For instance, I spoke above about different video formats to different devices. If, say, a sports game is being distributed, then it might need to be sent out in 12 different formats (HD format, non-HD format, small screen, tablet size screen, Android device, iOS device, etc.). Maybe it’s even more than 12 formats, as you can easily see the different combinations would add up. Regardless, it would be nice to know if the transcoded/transrated/transsized video had near the same quality as the original before it was sent out. And then if the quality is not good enough compared to the original, it could be redone.
Another example would be measuring the original with what is being sent, somewhere at a node in the network. CDNs and service providers have SLAs. Measuring and help understanding where an issue is would help enforce SLAs as an example.
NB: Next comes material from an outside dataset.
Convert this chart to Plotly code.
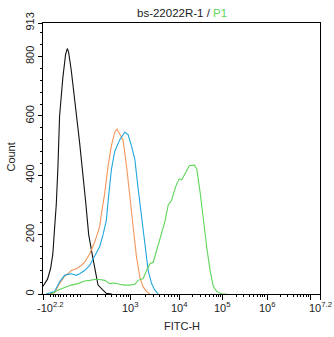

Ultimately though, instead of filling out a form about your experience, the “network” might already know. And if the experience was not good, which could be from a variety of factors, then whoever you paid money to watch what you watched could be proactive with you about it. And that would be good customer service and you’d be apt to try it again.
There is no question that mobile video is not going away but only growing in demand, especially with smartphone devices surpassing feature phones this year. This presents an enormous opportunity for service providers to capitalize on mobile video services, particularly if they can offer high quality video services. The first step for providers will be to overcome the current obstacles: enabling their networks to handle the demand and then monetizing their services.